Digitaler Befund mit Abstrichen |
Harmloses Muttermal oder doch Hautkrebs? Hautscreening-Apps versprechen eine erste Einschätzung. / Foto: Paz Ruiz Luque
»Hautveränderungen sind beunruhigend. In der Regel dürften neu aufgetretene oder veränderte Muttermale die meisten Sorgen wegen schwarzem Hautkrebs bereiten. Deren Beurteilung allein per Hautcheck-App sehen wir sehr kritisch«, sagte Dr. Ralph von Kiedrowski, Präsident des Berufsverbandes der Deutschen Dermatologen (BVDD), bei der Eröffnungspressekonferenz des gemeinsamen Dermatologie-Kongresses mit der Deutschen Dermatologischen Gesellschaft (DDG) in Wiesbaden.

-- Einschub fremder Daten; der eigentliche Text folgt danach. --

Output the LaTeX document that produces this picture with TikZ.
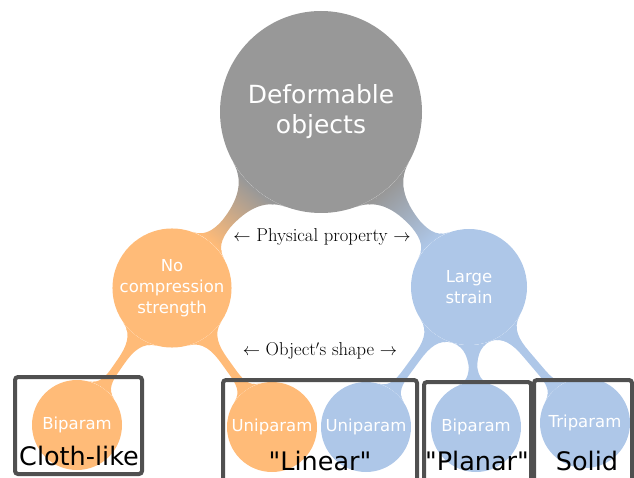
\documentclass[tikz,border=0pt]{standalone}
\usepackage{fontspec}
\setsansfont{DejaVu Sans}
\usetikzlibrary{mindmap}
\pgfdeclarelayer{background}
\pgfsetlayers{background,main}
\definecolor{cgray}{RGB}{152,152,152}
\definecolor{corange}{RGB}{255,187,120}
\definecolor{cblue}{RGB}{174,199,232}
\definecolor{boxgray}{RGB}{80,80,80}
\begin{document}
\begin{tikzpicture}[x=1pt,y=1pt,
  conc/.style={circle, inner sep=0pt, text=white, align=center},
  rootc/.style={conc, minimum size=202pt, fill=cgray, font=\sffamily\fontsize{25}{30}\selectfont},
  midc/.style={conc, minimum size=116pt, font=\sffamily\fontsize{16.5}{21}\selectfont},
  leafc/.style={conc, minimum size=90pt, font=\sffamily\fontsize{16.5}{20}\selectfont},
  groupbox/.style={draw=boxgray, line width=4pt, rounded corners=3pt},
  grouplabel/.style={font=\sffamily\fontsize{25.5}{30}\selectfont, text=black, inner sep=0pt, anchor=base},
  annot/.style={font=\fontsize{18.6}{22}\selectfont, inner sep=0pt},
]
\useasboundingbox (0,0) rectangle (634,477);
% concepts
\node[rootc] (root) at (321,365) {Deformable\\objects};
\node[midc, fill=corange] (nc) at (172,189) {No\\compression\\strength};
\node[midc, fill=cblue] (ls) at (469,190) {Large\\strain};
\node[leafc, fill=corange] (bi1) at (77,52) {Biparam};
\node[leafc, fill=corange] (uni1) at (272,50) {Uniparam};
\node[leafc, fill=cblue] (uni2) at (366,50) {Uniparam};
\node[leafc, fill=cblue] (bi2) at (476,50) {Biparam};
\node[leafc, fill=cblue] (tri) at (585,54) {Triparam};
% connections
\begin{pgfonlayer}{background}
\path (root) to[circle connection bar switch color=from (cgray) to (corange)] (nc);
\path (root) to[circle connection bar switch color=from (cgray) to (cblue)] (ls);
\path (nc) to[circle connection bar switch color=from (corange) to (corange)] (bi1);
\path (nc) to[circle connection bar switch color=from (corange) to (corange)] (uni1);
\path (ls) to[circle connection bar switch color=from (cblue) to (cblue)] (uni2);
\path (ls) to[circle connection bar switch color=from (cblue) to (cblue)] (bi2);
\path (ls) to[circle connection bar switch color=from (cblue) to (cblue)] (tri);
\end{pgfonlayer}
% annotations
\node[annot] (phys) at (322,240) {$\leftarrow$ Physical property $\rightarrow$};
\node[annot] (shape) at (320,126) {$\leftarrow$ Object$'$s shape $\rightarrow$};
% group boxes
\draw[groupbox] (15,3) rectangle (142,100);
\draw[groupbox] (223,-10) rectangle (417,97);
\draw[groupbox] (424,-10) rectangle (531,95);
\draw[groupbox] (534,-10) rectangle (632,97);
\node[grouplabel] (lcloth) at (79,12) {Cloth-like};
\node[grouplabel] (llin) at (320,7) {\textquotedbl Linear\textquotedbl};
\node[grouplabel] (lplan) at (477,7) {\textquotedbl Planar\textquotedbl};
\node[grouplabel] (lsol) at (587,7) {Solid};
\end{tikzpicture}
\end{document}
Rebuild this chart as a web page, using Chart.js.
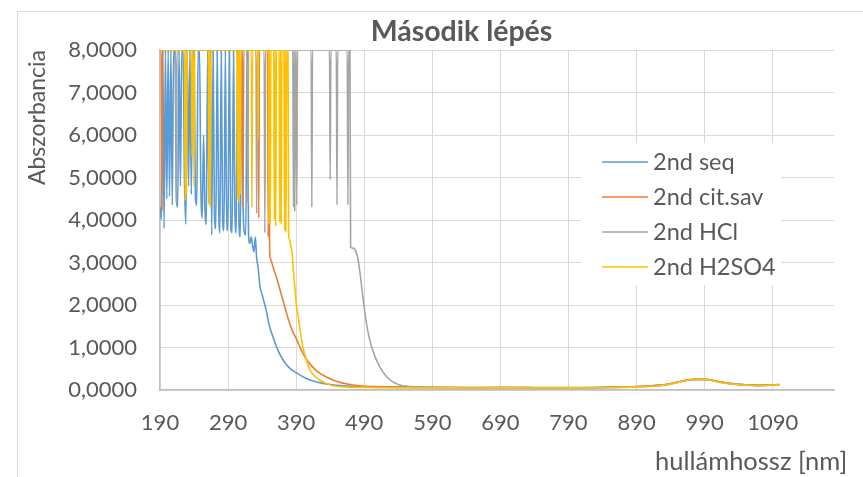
<!DOCTYPE html>
<html>
<head>
<meta charset="utf-8">
<title>Második lépés</title>
<script src="https://cdn.jsdelivr.net/npm/chart.js"></script>
<style>
  html, body { margin: 0; padding: 0; background: #fff; }
</style>
</head>
<body>
<canvas id="chart" width="863" height="477"></canvas>
<script>
// Második lépés - absorbance spectra
const chartTitle = 'Második lépés';
const xTitle = 'hullámhossz [nm]';
const yTitle = 'Abszorbancia';
const seriesNames = ['2nd seq', '2nd cit.sav', '2nd HCl', '2nd H2SO4'];
const seriesColors = ['#5B9BD5', '#ED7D31', '#A5A5A5', '#FFC000'];
const xTicks = [190, 290, 390, 490, 590, 690, 790, 890, 990, 1090];
const yTicks = [0, 1, 2, 3, 4, 5, 6, 7, 8];

// 2nd seq
const seqX = [190, 192, 194, 196, 198, 200, 202, 204, 206, 208, 210, 212, 214, 216, 218, 220, 222, 224, 226, 228,
  230, 232, 234, 236, 238, 240, 242, 244, 246, 248, 250, 252, 254, 256, 258, 260, 262, 264, 266, 268,
  270, 272, 274, 276, 278, 280, 282, 284, 286, 288, 290, 292, 294, 296, 298, 300, 302, 304, 306, 308,
  310, 312, 314, 316, 318, 320, 322, 324, 326, 328, 330,
  332, 334, 337, 340, 344, 347, 350, 356, 362, 371, 380, 391, 405, 420, 440, 470, 500, 550, 600, 650,
  700, 750, 800, 850, 900, 930, 950, 965, 980, 995, 1010, 1030, 1050, 1070, 1085, 1100];
const seqY = [4.3, 4.0, 8, 3.8, 8, 4.5, 8, 4.55, 8, 4.35, 8, 8, 4.65, 4.3, 8, 4.8, 8, 8, 4.9, 3.9,
  8, 4.8, 8, 4.6, 8, 8, 4.5, 4.35, 8, 8, 4.8, 4.05, 6.0, 4.3, 3.9, 8, 4.4, 8, 3.65, 8,
  4.1, 3.8, 8, 4.5, 3.7, 8, 4.0, 3.75, 8, 3.75, 4.3, 8, 3.8, 3.7, 8, 4.2, 3.7, 8, 3.9, 3.6,
  8, 4.4, 3.7, 3.65, 8, 3.7, 3.45, 3.6, 3.4, 3.25, 3.6,
  3.1, 2.9, 2.42, 2.25, 2.0, 1.8, 1.55, 1.25, 0.98, 0.7, 0.52, 0.4, 0.27, 0.19, 0.13, 0.09, 0.08, 0.07, 0.06, 0.06,
  0.06, 0.06, 0.06, 0.07, 0.09, 0.12, 0.18, 0.23, 0.25, 0.24, 0.2, 0.15, 0.12, 0.11, 0.12, 0.13];

// 2nd cit.sav
const citX = [190, 192, 193, 194, 250, 311, 312, 313, 334, 335, 336, 348, 349, 350, 351, 352, 355, 358, 362, 369,
  376, 383, 391, 398, 406, 420, 435, 450, 465, 490, 520, 560, 600, 650, 700, 750, 800, 850, 900, 930,
  950, 965, 980, 995, 1010, 1030, 1050, 1070, 1085, 1100];
const citY = [8, 8, 4.2, 8, 8, 8, 4.3, 8, 8, 4.05, 8, 8, 3.6, 8, 3.3, 3.1, 2.95, 2.8, 2.6, 2.2,
  1.8, 1.45, 1.18, 0.92, 0.7, 0.45, 0.3, 0.2, 0.14, 0.09, 0.07, 0.06, 0.06, 0.05, 0.06, 0.05, 0.05, 0.06, 0.09, 0.12,
  0.19, 0.24, 0.26, 0.25, 0.2, 0.15, 0.12, 0.11, 0.12, 0.13];

// 2nd HCl
const hclX = [190, 213, 214, 215, 318, 319, 320, 331, 332, 333, 343, 344, 345, 385, 386, 387, 388, 389, 390, 391,
  392, 412, 413, 414, 439, 440, 441, 449, 450, 451, 465, 466, 467, 469, 470, 473, 478, 481, 485, 488,
  492, 498, 506, 513, 522, 532, 542, 553, 580, 620, 660, 700, 750, 800, 850, 900, 930, 950, 965, 980,
  995, 1010, 1030, 1050, 1070, 1085, 1100];
const hclY = [8, 8, 4.4, 8, 8, 4.4, 8, 8, 4.15, 8, 8, 3.7, 8, 8, 4.3, 8, 4.2, 8, 8, 4.35,
  8, 8, 4.3, 8, 8, 4.95, 8, 8, 4.35, 8, 8, 4.35, 8, 8, 3.36, 3.34, 3.25, 3.06, 2.6, 2.19,
  1.7, 1.18, 0.78, 0.54, 0.33, 0.19, 0.12, 0.09, 0.07, 0.06, 0.06, 0.06, 0.05, 0.05, 0.06, 0.08, 0.11, 0.18, 0.23, 0.25,
  0.24, 0.19, 0.14, 0.12, 0.1, 0.11, 0.12];

// 2nd H2SO4
const h2so4X = [190, 226, 227, 228, 229, 230, 236, 237, 238, 239, 240, 241, 261, 262, 263, 264, 265, 303, 304, 305,
  306, 307, 308, 309, 324, 325, 326, 333, 334, 335, 349, 350, 351, 352, 353, 357, 358, 359, 360, 361,
  365, 366, 367, 368, 369, 372, 373, 374, 375, 376, 378, 379, 380, 382, 384, 386, 388, 390, 393, 396,
  400, 405, 410, 417, 425, 435, 444, 460, 500, 550, 600, 650, 700, 750, 800, 850, 900, 930, 950, 965,
  980, 995, 1010, 1030, 1050, 1070, 1085, 1100];
const h2so4Y = [8, 8, 4.45, 8, 4.6, 8, 8, 5.5, 8, 8, 4.8, 8, 8, 4.35, 8, 4.3, 8, 8, 4.5, 8,
  4.4, 8, 4.6, 8, 8, 4.3, 8, 8, 5.9, 8, 8, 3.9, 8, 3.95, 8, 8, 4.0, 8, 3.85, 8,
  8, 3.95, 8, 3.9, 8, 8, 3.75, 8, 3.7, 8, 8, 3.6, 3.55, 3.4, 3.22, 2.8, 2.42, 2.05, 1.72, 1.38,
  1.0, 0.72, 0.48, 0.33, 0.23, 0.15, 0.1, 0.07, 0.06, 0.05, 0.05, 0.05, 0.05, 0.05, 0.05, 0.06, 0.08, 0.11, 0.18, 0.23,
  0.25, 0.24, 0.19, 0.14, 0.11, 0.1, 0.11, 0.12];

const textColor = '#595959';
const fontFamily = 'Lato, "Open Sans", sans-serif';

function toPoints(xs, ys) {
  return xs.map((x, i) => ({ x: x, y: ys[i] }));
}

const allX = [seqX, citX, hclX, h2so4X];
const allY = [seqY, citY, hclY, h2so4Y];

// later series sit on top, like in Excel
const datasets = seriesNames.map((name, i) => ({
  label: name,
  data: toPoints(allX[i], allY[i]),
  borderColor: seriesColors[i],
  backgroundColor: seriesColors[i],
  borderWidth: 1.6,
  pointRadius: 0,
  cubicInterpolationMode: 'monotone',
  order: seriesNames.length - i
}));

// chart border, title, x title and legend (Excel puts these off-centre)
const extras = {
  id: 'extras',
  beforeDraw(chart) {
    const ctx = chart.ctx;
    ctx.save();
    ctx.fillStyle = '#fff';
    ctx.fillRect(0, 0, chart.width, chart.height);
    ctx.strokeStyle = '#d9d9d9';
    ctx.lineWidth = 1;
    ctx.beginPath();
    ctx.moveTo(17.5, chart.height);
    ctx.lineTo(17.5, 11.5);
    ctx.lineTo(chart.width, 11.5);
    ctx.stroke();
    ctx.restore();
  },
  afterDraw(chart) {
    const ctx = chart.ctx;
    ctx.save();
    ctx.fillStyle = textColor;
    ctx.textBaseline = 'middle';

    ctx.font = 'bold 28.5px ' + fontFamily;
    ctx.textAlign = 'center';
    ctx.fillText(chartTitle, 461.5, 32);

    ctx.font = '25.5px ' + fontFamily;
    ctx.textAlign = 'left';
    ctx.fillText(xTitle, 655, 462);

    ctx.fillStyle = '#fff';
    ctx.fillRect(581, 143, 200, 142);
    ctx.font = '23.5px ' + fontFamily;
    chart.data.datasets.forEach((ds, i) => {
      const y = 162 + i * 35;
      ctx.strokeStyle = ds.borderColor;
      ctx.lineWidth = 1.5;
      ctx.beginPath();
      ctx.moveTo(602, y);
      ctx.lineTo(648, y);
      ctx.stroke();
      ctx.fillStyle = textColor;
      ctx.fillText(ds.label, 653, y);
    });
    ctx.restore();
  }
};

const ctx = document.getElementById('chart').getContext('2d');
const spectraChart = new Chart(ctx, {
  type: 'line',
  data: { datasets: datasets },
  plugins: [extras],
  options: {
    responsive: false,
    animation: false,
    layout: { padding: { left: 0, right: 29, top: 50, bottom: 0 } },
    plugins: {
      legend: { display: false },
      tooltip: { enabled: false },
      title: { display: false }
    },
    scales: {
      x: {
        type: 'linear',
        min: 190,
        max: 1180,
        afterBuildTicks: (scale) => { scale.ticks = xTicks.map(v => ({ value: v })); },
        afterFit: (scale) => { scale.height = 87; },
        grid: { color: '#d9d9d9', drawTicks: false },
        border: { color: '#bfbfbf', width: 1.5 },
        ticks: {
          color: textColor,
          font: { family: fontFamily, size: 22 },
          padding: 20,
          maxRotation: 0,
          autoSkip: false,
          callback: (v) => String(v)
        }
      },
      y: {
        min: 0,
        max: 8,
        afterBuildTicks: (scale) => { scale.ticks = yTicks.map(v => ({ value: v })); },
        afterFit: (scale) => { scale.width = 160; },
        grid: { color: '#d9d9d9', drawTicks: false },
        border: { color: '#bfbfbf', width: 1.5 },
        title: {
          display: true,
          text: yTitle,
          align: 'end',
          color: textColor,
          font: { family: fontFamily, size: 23 },
          padding: { top: 24, bottom: 0 }
        },
        ticks: {
          color: textColor,
          font: { family: fontFamily, size: 22 },
          padding: 23,
          callback: (v) => v.toFixed(4).replace('.', ',')
        }
      }
    }
  }
});
</script>
</body>
</html>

Die Präsenzuntersuchung in der Hautarztpraxis sei der telemedizinischen per App auf jeden Fall überlegen. Studien zeigten, dass etwa 10 bis 15 Prozent der teledermatologischen Anfragen nicht teledermatologisch zu lösen seien. »Was das melanozytäre Muttermal betrifft, ist derzeit die Auflichtmikroskopie mittels Dermatoskop und nicht die visuelle Kontrolle entscheidend. Die Auflichtmikroskopie kann derzeit über Systeme der künstlichen Intelligenz (KI) noch nicht angeboten werden.« Außerdem zu bedenken: »Wir wissen bei den digitalen Tools nicht, wie viele falsch-negative Befunde durchgehen. Die Nichterkennung entarteter Zellen ist beim Melanom die gefährlichere.«
Die Zahl sogenannter Hautcheck-Apps, deren Nutzung zum Teil auch von gesetzlichen Krankenkassen erstattet werden, wächst stetig. Längst nicht alle sind auf das Hautkrebs-Screening spezialisiert, wie von Kiedrowski erklärt. Der Begriff »Hautcheck-App« sei zu unspezifisch, um vom Laien eingeordnet werden zu können. »Derzeit gibt es nur zwei Apps - die dritte ist in der Entwicklung -, die als reine Hautkrebs-Check-Apps gelten können, bei denen es vor allem um die Erkennung von schwarzem, aber auch weißem Hautkrebs geht. Sie haben KI-unterstützt schon eine relativ gute Bilderkennung und Trefferquote. Aber: Auch eine seborroische Keratose kann sehr dramatisch aussehen und wird nicht zu 100 Prozent von solchen Apps erkannt. Davon zu unterscheiden sind allgemeine Applikationen telemedizinischer Hautscan-Anbieter, die neben Anamnesebögen und Fotos nebenbei nach Hautkrebs fragen. Diese lehnen wir als Fachärzte ab.«
Ein weiteres Problem für den Nutzer ergebe sich laut von Kiedrowski dadurch, dass die meisten Tools bei der Befund-Benachrichtigung einen Besuch einer Hautarztpraxis empfehlen, Termine aber mitunter schwer zu bekommen sind. Teilweise werden auch Zeiträume vorgegeben, in deren Rahmen eine ärztliche Untersuchung erfolgen sollte. Hier bestehe deutlicher Nachholbedarf: »Eine Diagnose-App muss eine Anbindung an die Versorgung haben. Sie muss den Patienten helfen, eben doch einen Hautarzt zu finden. Ein Befund, der nicht weiterführt, ist ein großes Problem.«
Diese KI-gestützten Verdachtsdiagnosen per App haben bereits heute Auswirkungen für niedergelassene Dermatologen. »Es stellt sich die Frage, ob eine von einer App ausgewiesene Dringlichkeit beachtet werden muss oder ob der Patient nicht doch erst nach Wochen einbestellt werden kann. Anders gesagt: Ist die KI-gestützte Diagnose so valide, dass das Wegschicken sogar unterlassene Hilfeleistung wäre?«
Geschäftsmodelle, bei denen per Hautcheck-App Bagatellfälle gegen eine privat zu zahlende Gebühr rasch geklärt werden können, gleichzeitig aber die schwierigen Fälle dann in die schlechter vergütete Regelversorgung geschoben werden, lehnt der BVDD ab. »Hier müssen faire Lösungen gefunden werden, um die Lücke zwischen digitaler und analoger Versorgung schließen zu können«, fordert der BVDD-Präsident.